EXERCISE INSTRUCTIONS:
Give again only the lines running from the one with "What Observable Plot" through the one with "const labelY = [50, 87];", inclusive. Omit every picture.
##############################
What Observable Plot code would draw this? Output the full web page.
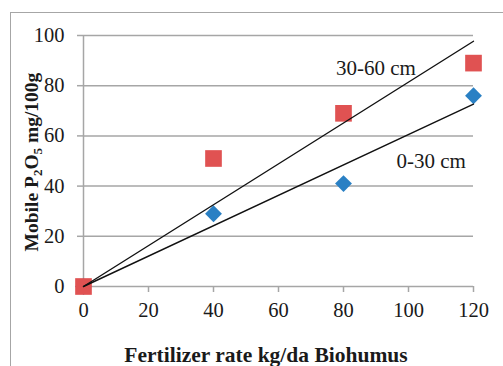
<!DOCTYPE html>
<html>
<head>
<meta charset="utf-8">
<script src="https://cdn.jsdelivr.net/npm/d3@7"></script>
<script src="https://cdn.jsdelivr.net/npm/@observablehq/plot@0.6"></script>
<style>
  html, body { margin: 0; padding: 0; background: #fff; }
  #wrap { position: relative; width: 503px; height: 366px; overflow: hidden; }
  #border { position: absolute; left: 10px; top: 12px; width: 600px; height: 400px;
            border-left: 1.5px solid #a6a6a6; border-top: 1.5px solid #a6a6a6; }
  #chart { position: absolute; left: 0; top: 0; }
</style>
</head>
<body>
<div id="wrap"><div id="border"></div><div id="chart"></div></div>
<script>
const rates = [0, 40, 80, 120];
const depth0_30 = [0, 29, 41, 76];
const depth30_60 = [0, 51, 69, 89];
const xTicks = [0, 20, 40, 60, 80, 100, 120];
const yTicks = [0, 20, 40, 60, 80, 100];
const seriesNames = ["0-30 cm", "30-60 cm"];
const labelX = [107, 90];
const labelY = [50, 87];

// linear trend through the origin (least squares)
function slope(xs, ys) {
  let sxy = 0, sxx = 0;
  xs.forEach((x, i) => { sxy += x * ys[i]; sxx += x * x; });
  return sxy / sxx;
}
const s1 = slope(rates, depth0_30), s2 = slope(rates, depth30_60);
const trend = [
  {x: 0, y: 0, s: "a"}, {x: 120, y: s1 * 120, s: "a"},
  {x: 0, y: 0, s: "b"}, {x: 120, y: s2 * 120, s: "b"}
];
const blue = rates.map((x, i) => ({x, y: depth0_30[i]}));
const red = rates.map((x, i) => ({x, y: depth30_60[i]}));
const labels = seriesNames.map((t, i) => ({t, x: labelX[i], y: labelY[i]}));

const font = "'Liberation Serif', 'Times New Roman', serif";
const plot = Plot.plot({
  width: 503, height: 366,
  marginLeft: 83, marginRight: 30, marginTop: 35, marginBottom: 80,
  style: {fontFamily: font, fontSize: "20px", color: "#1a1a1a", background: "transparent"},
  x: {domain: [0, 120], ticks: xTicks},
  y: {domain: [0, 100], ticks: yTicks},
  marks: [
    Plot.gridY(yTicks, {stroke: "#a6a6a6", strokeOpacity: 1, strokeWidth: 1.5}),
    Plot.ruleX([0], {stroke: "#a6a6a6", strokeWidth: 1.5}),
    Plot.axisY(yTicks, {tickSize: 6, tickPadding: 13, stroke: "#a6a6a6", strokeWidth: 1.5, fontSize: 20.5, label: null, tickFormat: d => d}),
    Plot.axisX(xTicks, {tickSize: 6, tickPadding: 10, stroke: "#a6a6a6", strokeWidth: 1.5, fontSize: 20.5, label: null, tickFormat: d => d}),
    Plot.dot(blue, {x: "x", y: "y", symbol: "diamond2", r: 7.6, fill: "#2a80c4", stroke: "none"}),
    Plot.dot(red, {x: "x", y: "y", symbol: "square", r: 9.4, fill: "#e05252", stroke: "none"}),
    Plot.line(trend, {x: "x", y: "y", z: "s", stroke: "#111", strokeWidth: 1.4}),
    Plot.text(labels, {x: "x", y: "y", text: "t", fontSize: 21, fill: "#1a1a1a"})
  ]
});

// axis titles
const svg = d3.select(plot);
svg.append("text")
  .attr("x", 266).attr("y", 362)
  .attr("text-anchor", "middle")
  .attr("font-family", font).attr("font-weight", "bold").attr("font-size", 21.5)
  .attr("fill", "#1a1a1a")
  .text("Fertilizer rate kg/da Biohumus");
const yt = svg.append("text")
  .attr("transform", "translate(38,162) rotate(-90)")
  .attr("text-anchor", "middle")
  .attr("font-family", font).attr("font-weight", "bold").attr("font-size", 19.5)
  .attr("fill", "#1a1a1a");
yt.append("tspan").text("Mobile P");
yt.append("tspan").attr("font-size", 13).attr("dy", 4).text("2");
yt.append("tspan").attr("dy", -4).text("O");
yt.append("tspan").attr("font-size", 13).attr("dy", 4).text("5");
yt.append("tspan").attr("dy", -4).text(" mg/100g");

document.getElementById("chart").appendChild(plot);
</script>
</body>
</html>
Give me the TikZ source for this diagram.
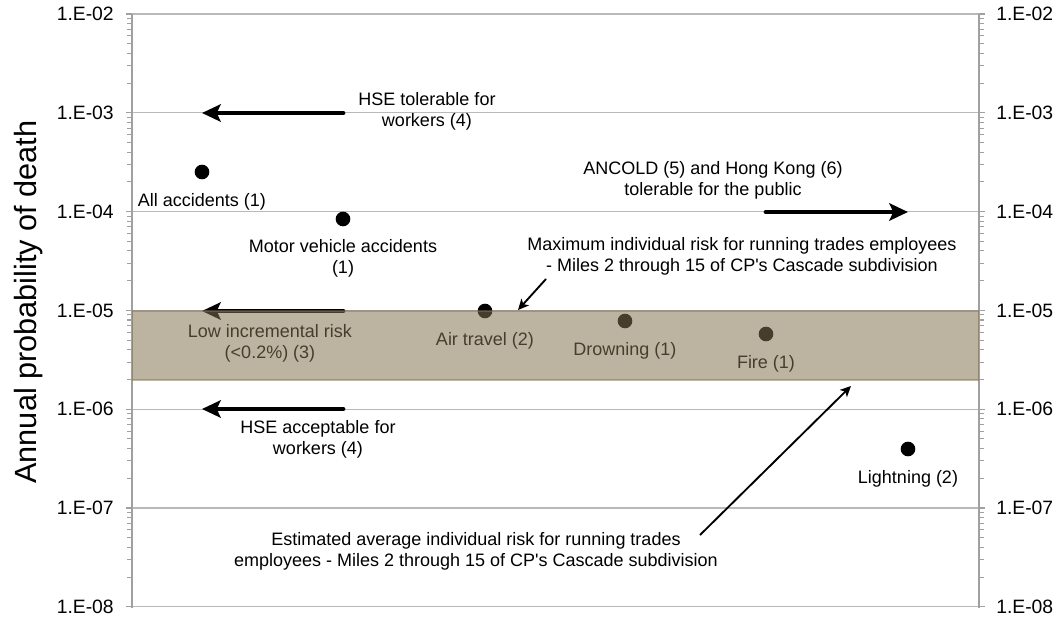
##############################
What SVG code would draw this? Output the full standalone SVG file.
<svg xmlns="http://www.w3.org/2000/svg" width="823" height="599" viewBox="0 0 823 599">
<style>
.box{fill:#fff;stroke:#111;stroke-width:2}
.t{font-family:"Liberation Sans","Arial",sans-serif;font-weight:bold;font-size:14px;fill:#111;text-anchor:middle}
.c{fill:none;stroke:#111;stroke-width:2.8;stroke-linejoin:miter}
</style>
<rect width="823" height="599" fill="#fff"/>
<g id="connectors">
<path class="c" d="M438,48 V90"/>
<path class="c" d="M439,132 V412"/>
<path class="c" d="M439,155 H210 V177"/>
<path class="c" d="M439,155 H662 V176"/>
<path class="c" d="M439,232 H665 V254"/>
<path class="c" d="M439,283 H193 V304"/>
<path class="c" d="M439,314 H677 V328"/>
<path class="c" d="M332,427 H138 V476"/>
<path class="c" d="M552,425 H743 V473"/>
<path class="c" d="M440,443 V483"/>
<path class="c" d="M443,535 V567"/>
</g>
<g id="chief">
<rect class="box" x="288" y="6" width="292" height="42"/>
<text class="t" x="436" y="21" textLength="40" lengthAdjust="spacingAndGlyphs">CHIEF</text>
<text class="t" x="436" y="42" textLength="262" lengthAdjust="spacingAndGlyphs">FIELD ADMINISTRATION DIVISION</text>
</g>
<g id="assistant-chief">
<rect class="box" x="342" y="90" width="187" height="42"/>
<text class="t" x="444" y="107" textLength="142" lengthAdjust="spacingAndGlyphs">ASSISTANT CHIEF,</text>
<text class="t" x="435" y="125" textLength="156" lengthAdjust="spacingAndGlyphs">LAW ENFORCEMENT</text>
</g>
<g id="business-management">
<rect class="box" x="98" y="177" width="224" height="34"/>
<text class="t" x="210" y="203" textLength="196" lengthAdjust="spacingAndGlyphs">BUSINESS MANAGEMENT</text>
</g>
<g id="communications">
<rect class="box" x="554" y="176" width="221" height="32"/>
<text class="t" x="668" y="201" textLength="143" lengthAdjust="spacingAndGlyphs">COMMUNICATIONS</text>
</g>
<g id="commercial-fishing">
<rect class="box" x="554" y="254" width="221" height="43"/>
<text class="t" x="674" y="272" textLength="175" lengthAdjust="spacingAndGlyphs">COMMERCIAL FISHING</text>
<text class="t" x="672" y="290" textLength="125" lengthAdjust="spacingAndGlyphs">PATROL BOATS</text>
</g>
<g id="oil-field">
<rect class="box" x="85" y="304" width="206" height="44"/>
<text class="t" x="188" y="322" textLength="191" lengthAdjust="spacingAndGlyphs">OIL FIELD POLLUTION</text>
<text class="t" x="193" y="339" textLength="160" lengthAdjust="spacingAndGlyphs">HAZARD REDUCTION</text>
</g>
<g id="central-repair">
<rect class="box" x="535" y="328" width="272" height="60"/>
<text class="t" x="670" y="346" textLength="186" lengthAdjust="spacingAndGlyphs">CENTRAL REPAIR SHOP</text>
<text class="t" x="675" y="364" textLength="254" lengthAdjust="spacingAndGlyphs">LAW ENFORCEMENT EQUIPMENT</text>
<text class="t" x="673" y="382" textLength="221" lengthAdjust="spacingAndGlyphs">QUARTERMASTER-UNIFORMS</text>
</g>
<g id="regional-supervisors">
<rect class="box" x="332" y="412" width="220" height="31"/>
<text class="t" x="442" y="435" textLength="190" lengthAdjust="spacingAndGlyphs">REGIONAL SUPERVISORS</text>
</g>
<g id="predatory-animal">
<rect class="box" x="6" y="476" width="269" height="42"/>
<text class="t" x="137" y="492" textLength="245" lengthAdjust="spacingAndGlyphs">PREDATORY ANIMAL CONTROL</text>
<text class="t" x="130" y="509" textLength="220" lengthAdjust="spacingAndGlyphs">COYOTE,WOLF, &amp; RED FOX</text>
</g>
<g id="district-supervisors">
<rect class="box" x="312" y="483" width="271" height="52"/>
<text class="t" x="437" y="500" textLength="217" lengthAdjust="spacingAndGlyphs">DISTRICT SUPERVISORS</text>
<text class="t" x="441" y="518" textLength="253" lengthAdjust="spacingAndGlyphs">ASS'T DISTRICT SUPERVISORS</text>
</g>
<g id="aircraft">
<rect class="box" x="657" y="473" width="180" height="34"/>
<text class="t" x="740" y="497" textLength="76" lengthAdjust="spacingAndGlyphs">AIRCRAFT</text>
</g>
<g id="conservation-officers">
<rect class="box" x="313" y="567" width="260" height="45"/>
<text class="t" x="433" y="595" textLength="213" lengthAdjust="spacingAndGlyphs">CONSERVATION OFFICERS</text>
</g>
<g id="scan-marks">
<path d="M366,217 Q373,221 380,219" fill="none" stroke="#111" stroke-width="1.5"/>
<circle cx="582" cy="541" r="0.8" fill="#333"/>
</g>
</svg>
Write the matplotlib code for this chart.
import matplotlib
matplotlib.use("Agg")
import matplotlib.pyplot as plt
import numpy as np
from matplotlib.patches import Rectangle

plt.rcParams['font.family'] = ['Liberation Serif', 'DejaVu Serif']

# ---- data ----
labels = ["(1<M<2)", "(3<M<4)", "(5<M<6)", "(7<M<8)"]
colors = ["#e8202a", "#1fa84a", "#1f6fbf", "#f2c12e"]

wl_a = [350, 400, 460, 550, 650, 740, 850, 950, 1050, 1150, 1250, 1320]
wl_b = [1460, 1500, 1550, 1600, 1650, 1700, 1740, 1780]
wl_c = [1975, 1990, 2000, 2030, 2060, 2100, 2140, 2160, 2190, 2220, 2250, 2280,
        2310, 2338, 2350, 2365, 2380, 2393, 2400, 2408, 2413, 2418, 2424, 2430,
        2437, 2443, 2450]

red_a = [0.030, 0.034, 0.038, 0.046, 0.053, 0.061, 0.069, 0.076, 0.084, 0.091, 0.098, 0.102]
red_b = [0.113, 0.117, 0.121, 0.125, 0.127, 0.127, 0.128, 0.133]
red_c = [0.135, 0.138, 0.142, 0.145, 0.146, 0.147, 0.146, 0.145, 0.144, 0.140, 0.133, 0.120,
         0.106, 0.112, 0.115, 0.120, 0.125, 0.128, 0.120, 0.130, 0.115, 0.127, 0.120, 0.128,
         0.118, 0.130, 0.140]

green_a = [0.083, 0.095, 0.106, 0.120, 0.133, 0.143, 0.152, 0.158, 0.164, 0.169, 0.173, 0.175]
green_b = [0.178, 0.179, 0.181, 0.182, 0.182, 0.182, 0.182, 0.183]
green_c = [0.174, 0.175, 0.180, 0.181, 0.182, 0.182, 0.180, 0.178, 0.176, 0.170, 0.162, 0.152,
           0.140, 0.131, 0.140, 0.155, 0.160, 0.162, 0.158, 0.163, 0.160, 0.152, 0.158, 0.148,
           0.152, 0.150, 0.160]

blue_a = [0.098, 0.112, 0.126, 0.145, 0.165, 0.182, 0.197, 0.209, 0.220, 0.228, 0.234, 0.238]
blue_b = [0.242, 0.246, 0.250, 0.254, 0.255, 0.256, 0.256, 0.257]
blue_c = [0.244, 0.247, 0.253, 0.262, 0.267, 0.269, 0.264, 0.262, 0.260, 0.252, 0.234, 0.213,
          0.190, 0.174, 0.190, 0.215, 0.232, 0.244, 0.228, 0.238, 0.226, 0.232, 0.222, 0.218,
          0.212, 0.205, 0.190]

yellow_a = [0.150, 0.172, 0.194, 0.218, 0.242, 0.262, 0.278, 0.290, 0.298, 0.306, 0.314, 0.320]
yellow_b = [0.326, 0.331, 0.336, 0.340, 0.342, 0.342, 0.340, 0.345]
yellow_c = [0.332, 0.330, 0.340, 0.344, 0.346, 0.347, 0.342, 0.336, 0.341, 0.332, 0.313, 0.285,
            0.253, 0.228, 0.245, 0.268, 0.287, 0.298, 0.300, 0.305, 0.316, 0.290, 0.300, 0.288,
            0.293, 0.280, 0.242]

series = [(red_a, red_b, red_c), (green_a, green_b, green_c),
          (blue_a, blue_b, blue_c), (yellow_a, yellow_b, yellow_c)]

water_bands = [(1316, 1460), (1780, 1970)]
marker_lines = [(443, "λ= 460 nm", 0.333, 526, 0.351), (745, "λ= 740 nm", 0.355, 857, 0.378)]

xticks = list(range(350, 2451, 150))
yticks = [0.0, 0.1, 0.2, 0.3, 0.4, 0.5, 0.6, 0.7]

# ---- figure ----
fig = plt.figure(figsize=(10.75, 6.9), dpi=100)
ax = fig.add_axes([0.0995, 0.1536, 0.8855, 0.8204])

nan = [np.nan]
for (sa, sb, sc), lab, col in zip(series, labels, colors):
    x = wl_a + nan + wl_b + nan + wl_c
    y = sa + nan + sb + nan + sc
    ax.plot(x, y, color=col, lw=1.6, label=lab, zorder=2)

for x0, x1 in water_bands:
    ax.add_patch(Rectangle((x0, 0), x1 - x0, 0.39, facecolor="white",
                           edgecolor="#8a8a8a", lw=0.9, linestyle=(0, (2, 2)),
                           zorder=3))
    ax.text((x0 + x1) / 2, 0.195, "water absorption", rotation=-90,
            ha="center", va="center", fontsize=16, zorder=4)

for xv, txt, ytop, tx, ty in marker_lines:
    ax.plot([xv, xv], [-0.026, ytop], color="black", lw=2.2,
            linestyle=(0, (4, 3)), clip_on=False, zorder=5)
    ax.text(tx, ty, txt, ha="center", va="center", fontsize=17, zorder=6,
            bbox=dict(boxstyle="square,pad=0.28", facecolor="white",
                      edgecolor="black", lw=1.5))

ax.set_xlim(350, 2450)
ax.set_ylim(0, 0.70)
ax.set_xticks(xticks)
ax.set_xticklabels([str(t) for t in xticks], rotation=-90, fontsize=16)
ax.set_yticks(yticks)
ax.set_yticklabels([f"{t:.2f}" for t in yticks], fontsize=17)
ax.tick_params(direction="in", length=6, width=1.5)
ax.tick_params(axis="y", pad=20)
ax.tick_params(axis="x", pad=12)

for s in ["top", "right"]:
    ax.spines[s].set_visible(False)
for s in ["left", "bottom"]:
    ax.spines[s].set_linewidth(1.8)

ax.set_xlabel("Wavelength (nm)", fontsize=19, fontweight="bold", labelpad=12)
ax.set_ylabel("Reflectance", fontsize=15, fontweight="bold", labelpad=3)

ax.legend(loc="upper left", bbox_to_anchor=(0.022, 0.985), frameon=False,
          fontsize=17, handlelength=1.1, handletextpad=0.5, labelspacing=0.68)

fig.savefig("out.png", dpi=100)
##############################
SOLUTION TO THE PROBLEM:
What Observable Plot code would draw this? Output the full web page.
<!DOCTYPE html>
<html>
<head>
<meta charset="utf-8">
<script src="https://cdn.jsdelivr.net/npm/d3@7"></script>
<script src="https://cdn.jsdelivr.net/npm/@observablehq/plot@0.6"></script>
<style>
  html, body { margin: 0; padding: 0; background: #fff; }
  #wrap { position: relative; width: 503px; height: 366px; overflow: hidden; }
  #border { position: absolute; left: 10px; top: 12px; width: 600px; height: 400px;
            border-left: 1.5px solid #a6a6a6; border-top: 1.5px solid #a6a6a6; }
  #chart { position: absolute; left: 0; top: 0; }
</style>
</head>
<body>
<div id="wrap"><div id="border"></div><div id="chart"></div></div>
<script>
const rates = [0, 40, 80, 120];
const depth0_30 = [0, 29, 41, 76];
const depth30_60 = [0, 51, 69, 89];
const xTicks = [0, 20, 40, 60, 80, 100, 120];
const yTicks = [0, 20, 40, 60, 80, 100];
const seriesNames = ["0-30 cm", "30-60 cm"];
const labelX = [107, 90];
const labelY = [50, 87];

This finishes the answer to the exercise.